The first is the "scalability and reliability" (source). The K20 was designed to sit in a cluster system and run at full tilt 24/7. The Titan is more designed for gaming, so it will run at this duty cycle, but it may suffer long term lifetime issues if used this way.
The drivers are also different, however I am not sure of the major differences. The difference in focus of the cards' design likely leads to relatively small performance gains for the Tesla cards on this front.
"Some Tesla-exclusive features include:
- NVIDIA GPUDirect RDMA for InfiniBand performance
- Hyper-Q for MPI (Hyper-Q for CUDA Streams is supported on GeForce GTX TITAN)
- ECC protection for all internal and external registers and memories
- Supported tools for GPU and cluster management, such as Bright Computing, Ganglia." (source)
This points to the fact that the main differnce is their scalability.

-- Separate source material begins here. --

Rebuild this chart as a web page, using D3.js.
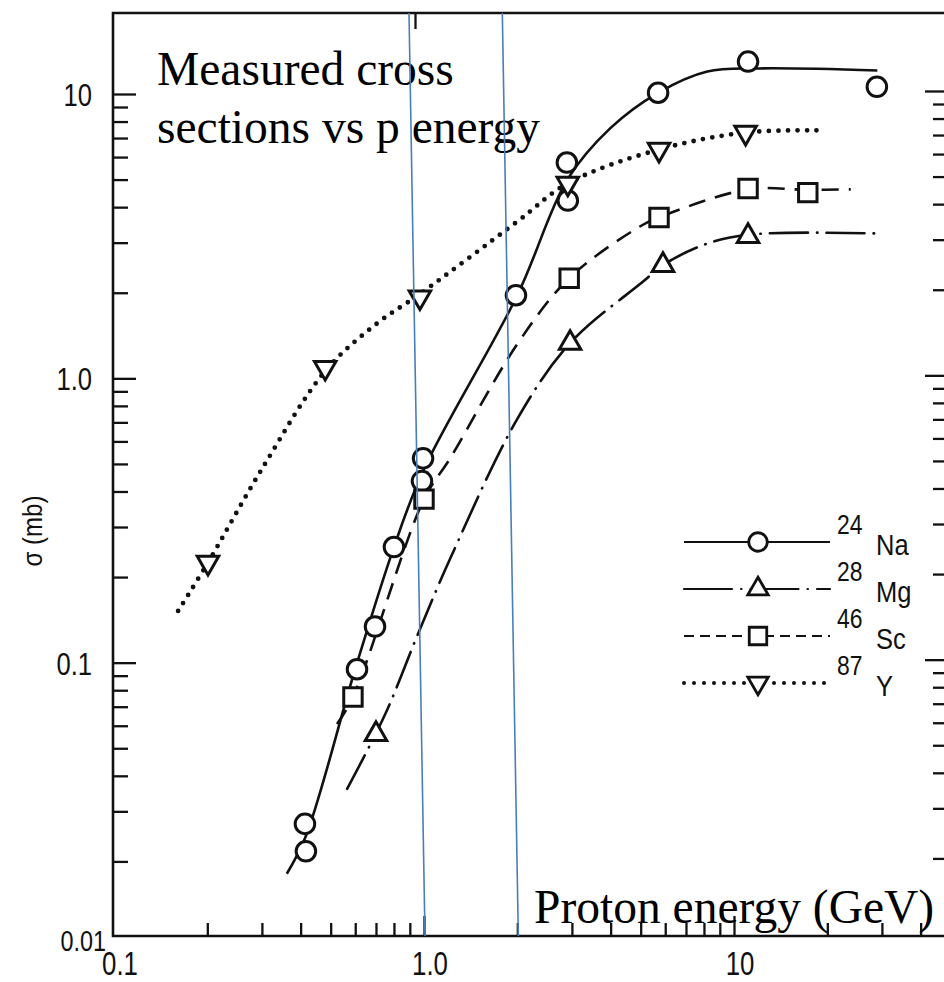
<!DOCTYPE html>
<html>
<head>
<meta charset="utf-8">
<script src="https://cdn.jsdelivr.net/npm/d3@7"></script>
<style>
    html, body { margin: 0; padding: 0; background: #fff; }
    svg { display: block; }
</style>
</head>
<body>
<div id="chart"></div>
<script>
// Measured points: proton energy (GeV) / cross section (mb)
const naE = [0.413, 0.416, 0.608, 0.695, 0.80, 0.985, 0.993, 1.98, 2.91, 2.89, 5.69, 11.1, 28.9];
const naS = [0.0271, 0.0217, 0.0948, 0.134, 0.255, 0.435, 0.523, 1.96, 4.22, 5.74, 10.1, 13.0, 10.6];
const mgE = [0.70, 2.96, 5.9, 11.1];
const mgS = [0.056, 1.33, 2.5, 3.16];
const scE = [0.59, 1.0, 2.94, 5.73, 11.1, 17.3];
const scS = [0.0757, 0.376, 2.25, 3.68, 4.65, 4.5];
const yE = [0.201, 0.48, 0.97, 2.91, 5.73, 10.9];
const yS = [0.225, 1.09, 1.93, 4.85, 6.38, 7.32];

// Hand-drawn fitted curves
const naCurveE = [0.361, 0.415, 0.6, 0.8, 1.0, 2.0, 2.9, 4.0, 5.69, 8.2, 12, 29];
const naCurveS = [0.0181, 0.0244, 0.095, 0.255, 0.48, 1.96, 5.0, 7.6, 10.1, 12.0, 12.3, 12.1];
const mgCurveE = [0.565, 0.75, 0.95, 1.21, 2.0, 2.96, 5.09, 5.9, 8.0, 11.1, 30];
const mgCurveS = [0.036, 0.066, 0.124, 0.23, 0.72, 1.33, 2.19, 2.5, 2.95, 3.2, 3.23];
const scCurveE = [0.524, 0.59, 1.0, 1.21, 2.0, 2.94, 4.97, 5.73, 11.1, 17.3, 23.8];
const scCurveS = [0.0608, 0.0757, 0.376, 0.52, 1.32, 2.25, 3.42, 3.68, 4.62, 4.6, 4.62];
const yCurveE = [0.161, 0.201, 0.3, 0.48, 0.7, 0.97, 2.0, 2.91, 5.73, 10.9, 18.9];
const yCurveS = [0.152, 0.225, 0.48, 1.06, 1.55, 1.98, 3.56, 4.85, 6.38, 7.32, 7.45];

// Axes
const xMajorTicks = [1, 10];
const xMinorTicks = [0.2, 0.3, 0.4, 0.5, 0.6, 0.7, 0.8, 0.9, 2, 3, 4, 5, 6, 7, 8, 9, 20, 30, 40];
const xLabelValues = [0.1, 1, 10];
const xTickLabels = ['0.1', '1.0', '10'];
const yMajorTicks = [0.1, 1, 10];
const yMinorTicks = [0.02, 0.03, 0.04, 0.05, 0.06, 0.07, 0.08, 0.09,
    0.2, 0.3, 0.4, 0.5, 0.6, 0.7, 0.8, 0.9, 2, 3, 4, 5, 6, 7, 8, 9];
const yLabelValues = [0.01, 0.1, 1, 10];
const yTickLabels = ['0.01', '0.1', '1.0', '10'];

// Legend + overlay
const isotopes = ['Na', 'Mg', 'Sc', 'Y'];
const massNumbers = ['24', '28', '46', '87'];
const guideEnergies = [1.0, 2.0];

const W = 944, H = 982;
const frame = { left: 113, right: 947, top: 13, bottom: 936 };
const sans = 'Liberation Sans, Arial, sans-serif';
const serif = 'Liberation Serif, Times New Roman, serif';

const svg = d3.select('#chart')
    .append('svg')
    .attr('width', W)
    .attr('height', H);

const x = d3.scaleLog().domain([0.1, 100]).range([114, 1044]);
const y = d3.scaleLog().domain([0.01, 10]).range([947, 94]);

const ink = '#111';

// Frame
svg.append('path')
    .attr('d', `M${frame.right},${frame.top}H${frame.left}V${frame.bottom}H${frame.right}`)
    .attr('fill', 'none')
    .attr('stroke', ink)
    .attr('stroke-width', 2.6);

function ticks(axis, values, size, transform) {
    svg.append('g')
        .attr('transform', transform)
        .call(axis.tickValues(values).tickSize(size).tickFormat(''))
        .call(g => g.select('.domain').remove())
        .call(g => g.selectAll('line').attr('stroke', ink).attr('stroke-width', 2.3));
}

ticks(d3.axisBottom(x), xMinorTicks, -13, `translate(0,${frame.bottom})`);
ticks(d3.axisBottom(x), xMajorTicks, -20, `translate(0,${frame.bottom})`);
ticks(d3.axisTop(x), [1], -16, `translate(-9,${frame.top})`);
ticks(d3.axisLeft(y), yMinorTicks, -15, `translate(${frame.left},0)`);
ticks(d3.axisLeft(y), yMajorTicks, -23, `translate(${frame.left},0)`);
ticks(d3.axisRight(y), yMinorTicks, -14, `translate(${frame.right},-3)`);
ticks(d3.axisRight(y), yMajorTicks, -22, `translate(${frame.right},-3)`);

// The scanned tick font is tall and narrow: squeeze Liberation Sans horizontally
function narrowLabel(parent, px, py, txt, size, anchor, squeeze) {
    return parent.append('g')
        .attr('transform', `translate(${px},${py}) scale(${squeeze},1)`)
        .append('text')
        .attr('text-anchor', anchor)
        .style('font-family', sans)
        .style('font-size', size + 'px')
        .attr('fill', ink)
        .text(txt);
}

const xLabels = svg.append('g');
xLabelValues.forEach((v, i) => {
    narrowLabel(xLabels, x(v) + 6, 975, xTickLabels[i], 34, 'middle', 0.76);
});

const yLabels = svg.append('g');
yLabelValues.forEach((v, i) => {
    if (v === 0.01) {
        narrowLabel(yLabels, 106, y(v) + 4, yTickLabels[i], 30, 'end', 0.78);
    } else {
        narrowLabel(yLabels, 92, y(v) + 12, yTickLabels[i], 32, 'end', 0.8);
    }
});

svg.append('g')
    .attr('transform', 'translate(42,531) rotate(-90) scale(0.86,1)')
    .append('text')
    .attr('text-anchor', 'middle')
    .style('font-family', sans)
    .style('font-size', '28px')
    .attr('fill', ink)
    .text('σ (mb)');

// Curves
const line = d3.line()
    .x(d => x(d[0]))
    .y(d => y(d[1]))
    .curve(d3.curveCatmullRom.alpha(0.5));

const series = [
    { e: naE, s: naS, ce: naCurveE, cs: naCurveS, dash: null, width: 2.6, cap: 'butt', symbol: d3.symbolCircle, size: 300, rotate: 0, legendDash: null },
    { e: mgE, s: mgS, ce: mgCurveE, cs: mgCurveS, dash: '38,9,0.5,9', width: 2.6, cap: 'round', symbol: d3.symbolTriangle, size: 200, rotate: 0, legendDash: '48,9,0.5,9' },
    { e: scE, s: scS, ce: scCurveE, cs: scCurveS, dash: '17,10', width: 2.6, cap: 'butt', symbol: d3.symbolSquare, size: 340, rotate: 0, legendDash: '10,6' },
    { e: yE, s: yS, ce: yCurveE, cs: yCurveS, dash: '0,9.5', width: 4.8, cap: 'round', symbol: d3.symbolTriangle, size: 200, rotate: 180, legendDash: '0,10' }
];

series.forEach(sr => {
    svg.append('path')
        .datum(sr.ce.map((e, i) => [e, sr.cs[i]]))
        .attr('d', line)
        .attr('fill', 'none')
        .attr('stroke', ink)
        .attr('stroke-width', sr.width)
        .attr('stroke-linecap', sr.cap)
        .attr('stroke-dasharray', sr.dash);
});

series.forEach(sr => {
    svg.append('g')
        .selectAll('path')
        .data(sr.e.map((e, i) => [e, sr.s[i]]))
        .enter()
        .append('path')
        .attr('d', d3.symbol().type(sr.symbol).size(sr.size))
        .attr('transform', d => `translate(${x(d[0])},${y(d[1])}) rotate(${sr.rotate})`)
        .attr('fill', '#fff')
        .attr('stroke', ink)
        .attr('stroke-width', 3);
});

// Legend
const legend = svg.append('g')
    .attr('transform', 'translate(0,542)');

series.forEach((sr, i) => {
    const row = legend.append('g')
        .attr('transform', `translate(0,${i * 47})`);
    row.append('line')
        .attr('x1', 684)
        .attr('x2', 830)
        .attr('stroke', ink)
        .attr('stroke-width', sr.width * 0.85)
        .attr('stroke-linecap', sr.cap)
        .attr('stroke-dasharray', sr.legendDash);
    row.append('path')
        .attr('d', d3.symbol().type(sr.symbol).size(sr.size * 0.9))
        .attr('transform', `translate(758,0) rotate(${sr.rotate})`)
        .attr('fill', '#fff')
        .attr('stroke', ink)
        .attr('stroke-width', 2.8);
    narrowLabel(row, 837, -8, massNumbers[i], 27, 'start', 0.85);
    narrowLabel(row, 876, 13, isotopes[i], 30, 'start', 0.85);
});

// Annotations
svg.append('text')
    .style('font-family', serif)
    .style('font-size', '47.5px')
    .attr('fill', '#000')
    .selectAll('tspan')
    .data(['Measured cross', 'sections vs p energy'])
    .enter()
    .append('tspan')
    .attr('x', 157)
    .attr('y', (d, i) => 85 + i * 58)
    .text(d => d);

svg.append('text')
    .attr('x', 534)
    .attr('y', 923)
    .style('font-family', serif)
    .style('font-size', '47.5px')
    .attr('fill', '#000')
    .text('Proton energy (GeV)');

// Blue guide lines, slightly slanted as in the overlay
svg.append('g')
    .selectAll('line')
    .data(guideEnergies)
    .enter()
    .append('line')
    .attr('x1', d => x(d) - 15)
    .attr('y1', frame.top)
    .attr('x2', d => x(d) + 1)
    .attr('y2', frame.bottom)
    .attr('stroke', '#4a7ebb')
    .attr('stroke-width', 1.6);
</script>
</body>
</html>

If you are looking to run on a desktop in your office, it would be hard to argue against a Titan over the K20 for the price difference. If you need the extra performance of multiple K20's, find yourself a HPC center and buy time with their servers.
Edit:
After looking a bit more into ECC, I am updating this answer to point out the implications of having it on the K20 and not on the Titan. The following information is a paraphrase of info found here.
ECC is error checking on the DRAM and registers for the GPU. Soft errors are when a bit is incorrectly transfered/stored. The faster and closer together the circuits, the higher the probility of a soft error. If you are solving a set of coupled ODE's or solving a linear system, a single number being off by one bit could significantly change the results in a non-reproducable way. Most standard RAM and caches in the CPU are error checked for these errors using ECC.
GPU's on the other hand, do not, in general, have ECC even though their memory bus are much faster than those on the CPU. This is because if a pixel on the screen is off by a bit for one frame, the quality of the program is not diminished. These errors also don't propogate. Therefore a lot of chip real estate (and cost) can be saved by skipping this feature. This extra complexity likely causes a large portion of the extra cost of the Tesla line.